Topcat
"Around 60 percent of Harvard families pay an average of $12,000 per year."
So still a significant amount and not any way showing that the majority get a free ride.
I never said the majority get a free ride. You made that up.
$12k is about the equivalent of £9k. I personally would rather spend that money on Harvard than almost anywhere else in the world.
"For families earning between $65,000 and $150,000, the expected contribution is between zero and 10 percent of your annual income."
So families earning above the US median household income can contribuite very little. Hmmm.
"Families earning more than $150,000 may still qualify for financial aid."
So families with around 3 times the average American household income can still claim financial aid.
So, as said, most of the aid actually goes to families that are on avove average incomes, with another 40% or so paying full whack.
Now there's a massive failure of deductive reasoning, critical thinking, and basic reading of what was written, if ever I saw one...
What of families earning below $65k?
Wrt your ONS link, you should probably delve deeper - you will find if you examine the links within that page that graduates of RG universities earn more than graduates from other universities.

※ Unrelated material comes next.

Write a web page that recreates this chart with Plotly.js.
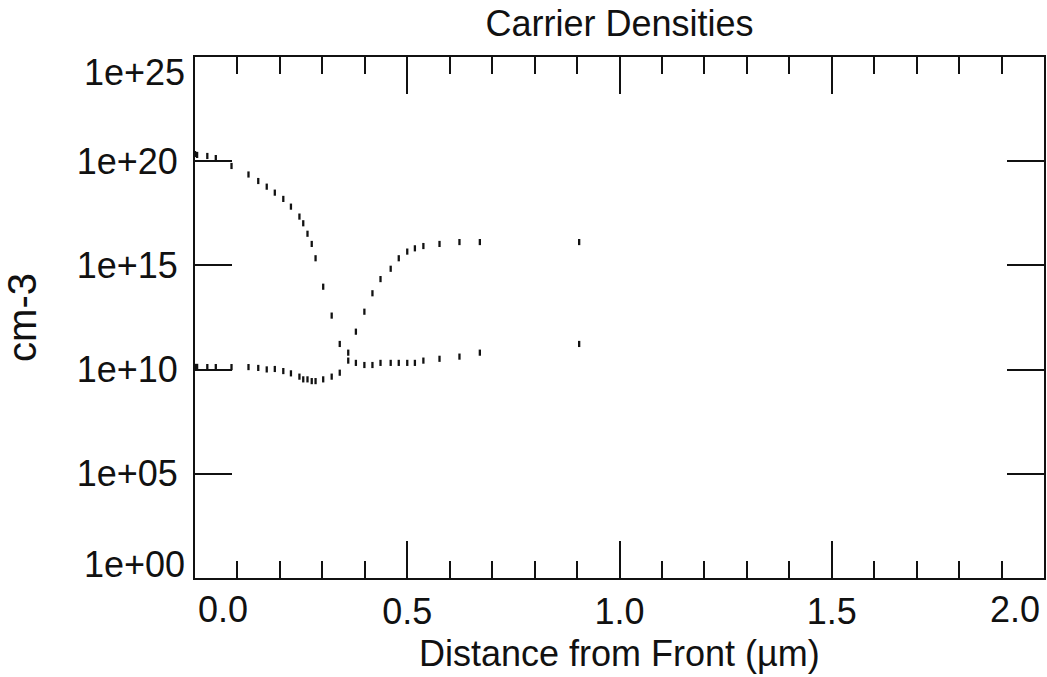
<!DOCTYPE html>
<html>
<head>
<meta charset="utf-8">
<script src="https://cdn.plot.ly/plotly-3.0.1.min.js"></script>
<style>
  html, body { margin: 0; padding: 0; background: #fff; }
  #chart { width: 1047px; height: 677px; }
</style>
</head>
<body>
<div id="chart"></div>
<script>
// Distance from front (µm) of each mesh point
const distance = [0, 0.005, 0.029, 0.049, 0.086, 0.126, 0.149, 0.169, 0.188, 0.208, 0.226,
  0.246, 0.255, 0.265, 0.275, 0.284, 0.302, 0.322, 0.341, 0.361, 0.379, 0.399, 0.418,
  0.437, 0.461, 0.480, 0.500, 0.518, 0.538, 0.576, 0.623, 0.671, 0.905];

// Electron density (cm-3)
const electrons = [2.2e20, 2.0e20, 1.78e20, 1.41e20, 5.9e19, 2.3e19, 1.12e19, 6.0e18, 3.1e18,
  1.55e18, 6.6e17, 2.2e17, 1.05e17, 3.3e16, 1.07e16, 2.2e15, 9.5e13, 3.9e12, 1.7e11,
  2.7e10, 2.1e10, 1.66e10, 1.66e10, 2.1e10, 2.1e10, 2.1e10, 2.1e10, 2.1e10, 2.7e10,
  3.3e10, 4.2e10, 6.5e10, 1.7e11];

// Hole density (cm-3)
const holes = [1.35e10, 1.35e10, 1.32e10, 1.32e10, 1.32e10, 1.32e10, 1.2e10, 1.02e10, 1.07e10,
  8.5e9, 6.6e9, 4.6e9, 3.4e9, 3.4e9, 2.8e9, 2.8e9, 3.4e9, 4.6e9, 7.1e9, 6.5e10, 6.6e11,
  6.0e12, 4.6e13, 2.2e14, 6.9e14, 2.2e15, 4.6e15, 6.6e15, 8.5e15, 1.07e16, 1.32e16,
  1.32e16, 1.32e16];

// Axis ticks
const xTickVals = [0, 0.5, 1.0, 1.5, 2.0];
const xTickText = ['0.0', '0.5', '1.0', '1.5', '2.0'];
const yTickVals = [1e0, 1e5, 1e10, 1e15, 1e20, 1e25];
const yTickText = ['1e+00', '1e+05', '1e+10', '1e+15', '1e+20', '1e+25'];

const FONT = 'Liberation Sans, Arial, sans-serif';
const INK = '#111';
const FS = 36;

const markerStyle = {
  symbol: 'line-ns',
  size: 4.4,
  color: INK,
  line: { color: INK, width: 2.3 }
};

const traces = [
  { x: distance, y: electrons, type: 'scatter', mode: 'markers', name: 'n',
    marker: markerStyle, cliponaxis: false, hoverinfo: 'x+y' },
  { x: distance, y: holes, type: 'scatter', mode: 'markers', name: 'p',
    marker: markerStyle, cliponaxis: false, hoverinfo: 'x+y' }
];

const lastX = xTickVals.length - 1;
const lastY = yTickVals.length - 1;
const tf = { family: FONT, size: FS, color: INK };
const annotations = [
  // end tick labels, pulled inside the frame as in the original plot
  { text: xTickText[0], xref: 'paper', yref: 'paper', x: 0, y: 0, xanchor: 'left', yanchor: 'top',
    xshift: 1, yshift: -9, showarrow: false, font: tf },
  { text: xTickText[lastX], xref: 'paper', yref: 'paper', x: 1, y: 0, xanchor: 'right', yanchor: 'top',
    xshift: -2, yshift: -9, showarrow: false, font: tf },
  { text: yTickText[0], xref: 'paper', yref: 'paper', x: 0, y: 0, xanchor: 'right', yanchor: 'bottom',
    xshift: -8, yshift: -9, showarrow: false, font: tf },
  { text: yTickText[lastY], xref: 'paper', yref: 'paper', x: 0, y: 1, xanchor: 'right', yanchor: 'top',
    xshift: -8, yshift: 7, showarrow: false, font: tf },
  // x axis title
  { text: 'Distance from Front (µm)', xref: 'paper', yref: 'paper', x: 0.5, y: -(653 - 578) / 521,
    xanchor: 'center', yanchor: 'middle', showarrow: false, font: tf }
];

const layout = {
  width: 1047, height: 677,
  margin: { l: 195, r: 3, t: 57, b: 99 },
  paper_bgcolor: '#fff', plot_bgcolor: '#fff',
  showlegend: false,
  font: tf,
  title: { text: 'Carrier Densities', font: tf,
           x: 0.5, xref: 'paper', xanchor: 'center', y: 1 - 11 / 677, yref: 'container', yanchor: 'top' },
  xaxis: {
    range: [0, 2.0], showgrid: false, zeroline: false,
    showline: true, linecolor: INK, linewidth: 2, mirror: 'ticks',
    ticks: 'inside', ticklen: 37, tickwidth: 2, tickcolor: INK,
    tickmode: 'array', tickvals: xTickVals,
    ticktext: xTickText.map((t, i) => (i === 0 || i === lastX) ? '' : t),
    ticklabelstandoff: 1,
    minor: { dtick: 0.1, ticks: 'inside', ticklen: 17, tickwidth: 2, tickcolor: INK, showgrid: false }
  },
  yaxis: {
    type: 'log', range: [0, 25], showgrid: false, zeroline: false,
    showline: true, linecolor: INK, linewidth: 2, mirror: 'ticks',
    ticks: 'inside', ticklen: 37, tickwidth: 2, tickcolor: INK,
    tickmode: 'array', tickvals: yTickVals,
    ticktext: yTickText.map((t, i) => (i === 0 || i === lastY) ? '' : t),
    ticklabelstandoff: 8,
    title: { text: 'cm-3', font: { family: FONT, size: 40, color: INK }, standoff: 40 }
  },
  annotations: annotations
};

Plotly.newPlot('chart', traces, layout, { staticPlot: true, displayModeBar: false });
</script>
</body>
</html>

www.ons.gov.uk/employmentandlabourmarket/peopleinwork/employmentandemployeetypes/articles/graduatesintheuklabourmarket/2017#graduates-from-the-top-uk-universities-were-earning-more-than-graduates-from-other-uk-universities
Those devaluing degrees from institutions that aren't as highly regarded do so because it suits their snob appeal values. Not because educating yourself to the best of your ability is not worth while
Educating yourself to the highest level your ability can handle is of course worthwhile. You have to ask yourself, if the highest level you can attain is English Lit at a poorly regarded institution, if your time could be better spent elsewhere. You should really be asking whether other people's money could be better spent elsewhere, for instance on a beefed up technical sector. That gets looked down on because there is a prejudice against technical education.
The only reason higher education has to take place in an institution called a 'university' is snobbery. Snobbery on the part of policy makers, to be sure, since many of those signing the dotted line for loans know no better and clearly have not thought out the ramifications of their debt either individually, as a chunk of the national debt, or as a potential package to be sold off to pay other bills. 'University education', at virtually any university, has been sold to a generation of students as a desirable end, with little or no regard for the eventual employment outcomes for those students.
They have been sucked in as contributors to the massive student loan portfolio plum the government is busily creating with sale in mind, just as sub prime mortgage holders were sucked in before the crash a few years ago.
A huge cohort of people under 35/40 are about to find out that short term 'happiness' comes with a very steep price.
The idea that the only thing to take into account when sending a student off to university is whether they are happy beggars belief.
The 1st two years of any college undergrad degree [in the US] are more like A levels.
This hoary old chestnut - trotted out by people who know very little of highly selective US universities, let alone the Ivy League - doesn't get truer with repetition.